Task. Would you repeat the listing exactly but omit every picture?

[Excerpt from a dataset]
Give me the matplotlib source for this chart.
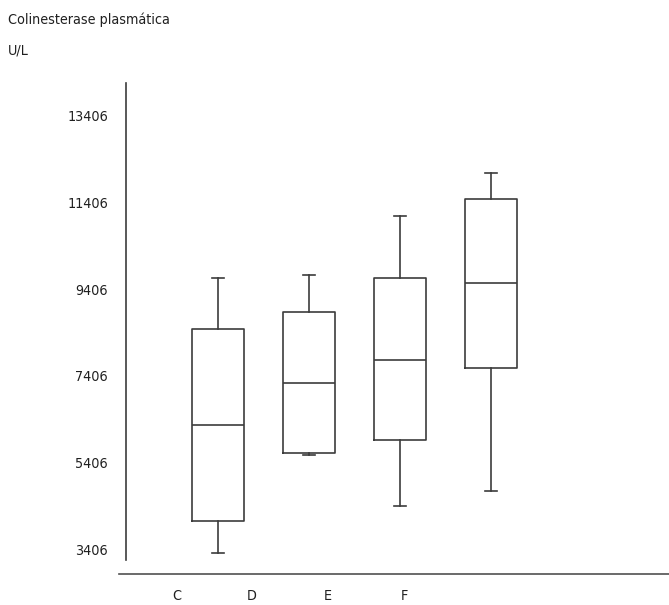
import matplotlib.pyplot as plt
from matplotlib.lines import Line2D

# valores (U/L)
groups = ["C", "D", "E", "F"]
whislo = [3337, 5590, 4418, 4762]
q1 = [4073, 5636, 5935, 7590]
med = [6280, 7245, 7774, 9544]
q3 = [8487, 8878, 9659, 11475]
whishi = [9659, 9728, 11085, 12073]
yticks = [3406, 5406, 7406, 9406, 11406, 13406]
label_pos = [0.55, 1.37, 2.21, 3.05]

plt.rcParams['font.family'] = ['DejaVu Sans']
plt.rcParams['font.stretch'] = 'condensed'
col = '#3c3c3c'

fig = plt.figure(figsize=(6.69, 6.05), dpi=100)
W, H = 669, 605
ax = fig.add_axes([126 / W, 1 - 574 / H, (669 - 126) / W, (574 - 83) / H])

stats = []
for i, g in enumerate(groups):
    stats.append(dict(label=g, whislo=whislo[i], q1=q1[i], med=med[i],
                      q3=q3[i], whishi=whishi[i], fliers=[]))

lp = dict(color=col, linewidth=1.2)
ax.bxp(stats, positions=[1, 2, 3, 4], widths=0.58, capwidths=0.14,
       showfliers=False, boxprops=lp, medianprops=lp, whiskerprops=lp,
       capprops=lp, manage_ticks=False)

ax.set_xlim(-0.011, 5.956)
ax.set_ylim(2854, 14142)
ax.set_yticks(yticks)
ax.set_yticklabels([str(v) for v in yticks])
ax.set_xticks(label_pos)
ax.set_xticklabels(groups)
ax.tick_params(axis='y', length=0, pad=13, labelsize=10.3, colors='#202020')
ax.tick_params(axis='x', length=0, pad=11, labelsize=10.3, colors='#202020')

for s in ['top', 'right', 'bottom']:
    ax.spines[s].set_visible(False)
ax.spines['left'].set_color(col)
ax.spines['left'].set_linewidth(1.2)
ax.spines['left'].set_bounds(3176, 14142)

# línea base
fig.add_artist(Line2D([119 / W, 1], [1 - 574 / H] * 2, color='#505050',
                      linewidth=1.2, transform=fig.transFigure))

fig.text(8 / W, 1 - 20 / H, "Colinesterase plasmática", fontsize=10.3,
         va='center', ha='left', color='#202020')
fig.text(8 / W, 1 - 51 / H, "U/L", fontsize=10.3, va='center', ha='left',
         color='#202020')

fig.savefig("out.png", dpi=100)
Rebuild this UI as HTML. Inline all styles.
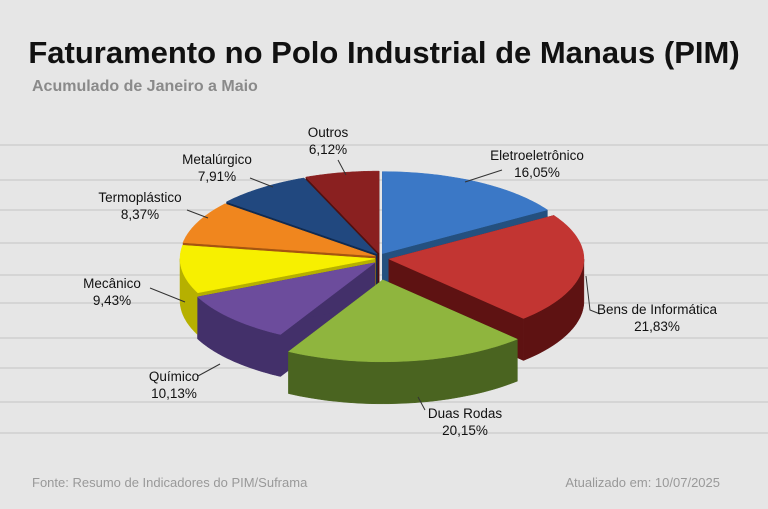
<!DOCTYPE html>
<html><head><meta charset="utf-8"><style>
html,body{margin:0;padding:0;width:768px;height:509px;overflow:hidden;background:#e6e6e6;font-family:"Liberation Sans",sans-serif}
</style></head><body>
<svg id="c" width="768" height="509" viewBox="0 0 768 509" xmlns="http://www.w3.org/2000/svg">
<rect width="768" height="509" fill="#e6e6e6"/>
<g id="grid" stroke="#cfcfcf" stroke-width="1.5"></g>
<text x="384" y="63" text-anchor="middle" font-size="31" font-weight="bold" fill="#111">Faturamento no Polo Industrial de Manaus (PIM)</text>
<text x="32" y="91" font-size="16" font-weight="bold" fill="#8a8a8a">Acumulado de Janeiro a Maio</text>
<g id="pie"></g>
<g id="labels" font-size="13.5" fill="#111" text-anchor="middle"></g>
<text x="32" y="487" font-size="13" fill="#999">Fonte: Resumo de Indicadores do PIM/Suframa</text>
<text x="720" y="487" text-anchor="end" font-size="13" fill="#999">Atualizado em: 10/07/2025</text>
</svg>
<script>
const categories = ["Eletroeletrônico","Bens de Informática","Duas Rodas","Químico","Mecânico","Termoplástico","Metalúrgico","Outros"];
const values = [16.05,21.83,20.15,10.13,9.43,8.37,7.91,6.12];
const valueLabels = ["16,05%","21,83%","20,15%","10,13%","9,43%","8,37%","7,91%","6,12%"];
const topColors = ["#3b78c6","#c23532","#8fb53e","#6c4c9c","#f7f000","#f0861e","#21487f","#8a2020"];
const sideColors = ["#24507f","#5e1212","#4a6420","#43306a","#b6b000","#a55510","#102a50","#501010"];
const explode = [5,9,22,7,5,5,5,5];
const labelPos = [[537,160],[657,314],[465,418],[174,381],[112,288],[140,202],[217,164],[328,137]];
const leaders = [[[502,170],[465,182]],[[600,314],[590,310],[586,276]],[[425,410],[418,397]],[[198,376],[220,364]],[[150,288],[185,302]],[[187,210],[208,218]],[[250,178],[273,187]],[[338,160],[346,175]]];
const NS="http://www.w3.org/2000/svg";
const cx=380, cy=258, rx=195, ry=82, depth=42;
const grid=document.getElementById('grid');
[145,180,210,243,275,303,338,368,402,433].forEach(y=>{const l=document.createElementNS(NS,'line');l.setAttribute('x1',0);l.setAttribute('x2',768);l.setAttribute('y1',y);l.setAttribute('y2',y);


grid.appendChild(l);});
const total=values.reduce((a,b)=>a+b,0);
function pt(c,a,dz){return [c[0]+rx*Math.sin(a), c[1]-ry*Math.cos(a)+(dz||0)];}
const slices=[];let acc=0;
values.forEach((v,i)=>{const a0=acc/total*2*Math.PI;acc+=v;const a1=acc/total*2*Math.PI;const m=(a0+a1)/2;
const c=[cx+explode[i]*Math.sin(m), cy-explode[i]*Math.cos(m)];slices.push({i,a0,a1,m,c});});
const pie=document.getElementById('pie');
function add(d,fill,name){const p=document.createElementNS(NS,'path');p.setAttribute('d',d);p.setAttribute('fill',fill);p.setAttribute('stroke',fill);p.setAttribute('stroke-width','0.5');


pie.appendChild(p);}
function arcPath(c,a0,a1,dz,n){let s='';for(let k=0;k<=n;k++){const a=a0+(a1-a0)*k/n;const p=pt(c,a,dz);s+=(k?'L':'')+p[0].toFixed(1)+','+p[1].toFixed(1);}return s;}
const order=[...slices].sort((a,b)=>(-Math.cos(a.m))-(-Math.cos(b.m)));
order.forEach(s=>{[s.a0,s.a1].forEach(a=>{const p=pt(s.c,a);const d=`M${s.c[0]},${s.c[1]}L${p[0]},${p[1]}L${p[0]},${p[1]+depth}L${s.c[0]},${s.c[1]+depth}Z`;add(d,sideColors[s.i],'slice-side-'+s.i);});});
order.forEach(s=>{const lo=Math.max(s.a0,Math.PI/2),hi=Math.min(s.a1,1.5*Math.PI);if(hi>lo){
const top=arcPath(s.c,lo,hi,0,40);const bot=arcPath(s.c,hi,lo,depth,40);add('M'+top+'L'+bot+'Z',sideColors[s.i],'slice-wall-'+s.i);}});
slices.forEach(s=>{add(`M${s.c[0]},${s.c[1]}L`+arcPath(s.c,s.a0,s.a1,0,60)+'Z',topColors[s.i],'slice-'+categories[s.i].toLowerCase().normalize('NFD').replace(/[^a-z ]/g,'').replace(/ /g,'-'));});
const lab=document.getElementById('labels');
slices.forEach(s=>{const i=s.i;const L=leaders[i];const pl=document.createElementNS(NS,'polyline');pl.setAttribute('points',L.map(p=>p.join(',')).join(' '));pl.setAttribute('fill','none');pl.setAttribute('stroke','#333');pl.setAttribute('stroke-width','1');


lab.appendChild(pl);
const t=document.createElementNS(NS,'text');t.setAttribute('x',labelPos[i][0]);t.setAttribute('y',labelPos[i][1]);


const t1=document.createElementNS(NS,'tspan');t1.setAttribute('x',labelPos[i][0]);t1.textContent=categories[i];
const t2=document.createElementNS(NS,'tspan');t2.setAttribute('x',labelPos[i][0]);t2.setAttribute('dy','17');t2.textContent=valueLabels[i];
t.appendChild(t1);t.appendChild(t2);lab.appendChild(t);});
</script>
</body></html>
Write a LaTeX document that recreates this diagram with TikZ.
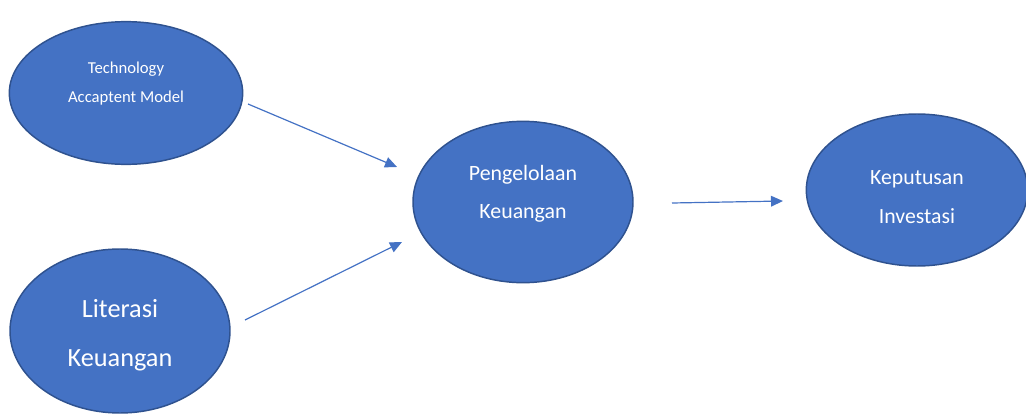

Solution to this task.
Give me the matplotlib source for this chart.
import matplotlib.pyplot as plt
from matplotlib.lines import Line2D

# valores (U/L)
groups = ["C", "D", "E", "F"]
whislo = [3337, 5590, 4418, 4762]
q1 = [4073, 5636, 5935, 7590]
med = [6280, 7245, 7774, 9544]
q3 = [8487, 8878, 9659, 11475]
whishi = [9659, 9728, 11085, 12073]
yticks = [3406, 5406, 7406, 9406, 11406, 13406]
label_pos = [0.55, 1.37, 2.21, 3.05]

plt.rcParams['font.family'] = ['DejaVu Sans']
plt.rcParams['font.stretch'] = 'condensed'
col = '#3c3c3c'

fig = plt.figure(figsize=(6.69, 6.05), dpi=100)
W, H = 669, 605
ax = fig.add_axes([126 / W, 1 - 574 / H, (669 - 126) / W, (574 - 83) / H])

stats = []
for i, g in enumerate(groups):
    stats.append(dict(label=g, whislo=whislo[i], q1=q1[i], med=med[i],
                      q3=q3[i], whishi=whishi[i], fliers=[]))

lp = dict(color=col, linewidth=1.2)
ax.bxp(stats, positions=[1, 2, 3, 4], widths=0.58, capwidths=0.14,
       showfliers=False, boxprops=lp, medianprops=lp, whiskerprops=lp,
       capprops=lp, manage_ticks=False)

ax.set_xlim(-0.011, 5.956)
ax.set_ylim(2854, 14142)
ax.set_yticks(yticks)
ax.set_yticklabels([str(v) for v in yticks])
ax.set_xticks(label_pos)
ax.set_xticklabels(groups)
ax.tick_params(axis='y', length=0, pad=13, labelsize=10.3, colors='#202020')
ax.tick_params(axis='x', length=0, pad=11, labelsize=10.3, colors='#202020')

for s in ['top', 'right', 'bottom']:
    ax.spines[s].set_visible(False)
ax.spines['left'].set_color(col)
ax.spines['left'].set_linewidth(1.2)
ax.spines['left'].set_bounds(3176, 14142)

# línea base
fig.add_artist(Line2D([119 / W, 1], [1 - 574 / H] * 2, color='#505050',
                      linewidth=1.2, transform=fig.transFigure))

fig.text(8 / W, 1 - 20 / H, "Colinesterase plasmática", fontsize=10.3,
         va='center', ha='left', color='#202020')
fig.text(8 / W, 1 - 51 / H, "U/L", fontsize=10.3, va='center', ha='left',
         color='#202020')

fig.savefig("out.png", dpi=100)
Rebuild this UI as HTML. Inline all styles.
<!DOCTYPE html>
<html><head><meta charset="utf-8"><style>
html,body{margin:0;padding:0;width:768px;height:509px;overflow:hidden;background:#e6e6e6;font-family:"Liberation Sans",sans-serif}
</style></head><body>
<svg id="c" width="768" height="509" viewBox="0 0 768 509" xmlns="http://www.w3.org/2000/svg">
<rect width="768" height="509" fill="#e6e6e6"/>
<g id="grid" stroke="#cfcfcf" stroke-width="1.5"></g>
<text x="384" y="63" text-anchor="middle" font-size="31" font-weight="bold" fill="#111">Faturamento no Polo Industrial de Manaus (PIM)</text>
<text x="32" y="91" font-size="16" font-weight="bold" fill="#8a8a8a">Acumulado de Janeiro a Maio</text>
<g id="pie"></g>
<g id="labels" font-size="13.5" fill="#111" text-anchor="middle"></g>
<text x="32" y="487" font-size="13" fill="#999">Fonte: Resumo de Indicadores do PIM/Suframa</text>
<text x="720" y="487" text-anchor="end" font-size="13" fill="#999">Atualizado em: 10/07/2025</text>
</svg>
<script>
const categories = ["Eletroeletrônico","Bens de Informática","Duas Rodas","Químico","Mecânico","Termoplástico","Metalúrgico","Outros"];
const values = [16.05,21.83,20.15,10.13,9.43,8.37,7.91,6.12];
const valueLabels = ["16,05%","21,83%","20,15%","10,13%","9,43%","8,37%","7,91%","6,12%"];
const topColors = ["#3b78c6","#c23532","#8fb53e","#6c4c9c","#f7f000","#f0861e","#21487f","#8a2020"];
const sideColors = ["#24507f","#5e1212","#4a6420","#43306a","#b6b000","#a55510","#102a50","#501010"];
const explode = [5,9,22,7,5,5,5,5];
const labelPos = [[537,160],[657,314],[465,418],[174,381],[112,288],[140,202],[217,164],[328,137]];
const leaders = [[[502,170],[465,182]],[[600,314],[590,310],[586,276]],[[425,410],[418,397]],[[198,376],[220,364]],[[150,288],[185,302]],[[187,210],[208,218]],[[250,178],[273,187]],[[338,160],[346,175]]];
const NS="http://www.w3.org/2000/svg";
const cx=380, cy=258, rx=195, ry=82, depth=42;
const grid=document.getElementById('grid');
[145,180,210,243,275,303,338,368,402,433].forEach(y=>{const l=document.createElementNS(NS,'line');l.setAttribute('x1',0);l.setAttribute('x2',768);l.setAttribute('y1',y);l.setAttribute('y2',y);


grid.appendChild(l);});
const total=values.reduce((a,b)=>a+b,0);
function pt(c,a,dz){return [c[0]+rx*Math.sin(a), c[1]-ry*Math.cos(a)+(dz||0)];}
const slices=[];let acc=0;
values.forEach((v,i)=>{const a0=acc/total*2*Math.PI;acc+=v;const a1=acc/total*2*Math.PI;const m=(a0+a1)/2;
const c=[cx+explode[i]*Math.sin(m), cy-explode[i]*Math.cos(m)];slices.push({i,a0,a1,m,c});});
const pie=document.getElementById('pie');
function add(d,fill,name){const p=document.createElementNS(NS,'path');p.setAttribute('d',d);p.setAttribute('fill',fill);p.setAttribute('stroke',fill);p.setAttribute('stroke-width','0.5');


pie.appendChild(p);}
function arcPath(c,a0,a1,dz,n){let s='';for(let k=0;k<=n;k++){const a=a0+(a1-a0)*k/n;const p=pt(c,a,dz);s+=(k?'L':'')+p[0].toFixed(1)+','+p[1].toFixed(1);}return s;}
const order=[...slices].sort((a,b)=>(-Math.cos(a.m))-(-Math.cos(b.m)));
order.forEach(s=>{[s.a0,s.a1].forEach(a=>{const p=pt(s.c,a);const d=`M${s.c[0]},${s.c[1]}L${p[0]},${p[1]}L${p[0]},${p[1]+depth}L${s.c[0]},${s.c[1]+depth}Z`;add(d,sideColors[s.i],'slice-side-'+s.i);});});
order.forEach(s=>{const lo=Math.max(s.a0,Math.PI/2),hi=Math.min(s.a1,1.5*Math.PI);if(hi>lo){
const top=arcPath(s.c,lo,hi,0,40);const bot=arcPath(s.c,hi,lo,depth,40);add('M'+top+'L'+bot+'Z',sideColors[s.i],'slice-wall-'+s.i);}});
slices.forEach(s=>{add(`M${s.c[0]},${s.c[1]}L`+arcPath(s.c,s.a0,s.a1,0,60)+'Z',topColors[s.i],'slice-'+categories[s.i].toLowerCase().normalize('NFD').replace(/[^a-z ]/g,'').replace(/ /g,'-'));});
const lab=document.getElementById('labels');
slices.forEach(s=>{const i=s.i;const L=leaders[i];const pl=document.createElementNS(NS,'polyline');pl.setAttribute('points',L.map(p=>p.join(',')).join(' '));pl.setAttribute('fill','none');pl.setAttribute('stroke','#333');pl.setAttribute('stroke-width','1');


lab.appendChild(pl);
const t=document.createElementNS(NS,'text');t.setAttribute('x',labelPos[i][0]);t.setAttribute('y',labelPos[i][1]);


const t1=document.createElementNS(NS,'tspan');t1.setAttribute('x',labelPos[i][0]);t1.textContent=categories[i];
const t2=document.createElementNS(NS,'tspan');t2.setAttribute('x',labelPos[i][0]);t2.setAttribute('dy','17');t2.textContent=valueLabels[i];
t.appendChild(t1);t.appendChild(t2);lab.appendChild(t);});
</script>
</body></html>
Write a LaTeX document that recreates this diagram with TikZ.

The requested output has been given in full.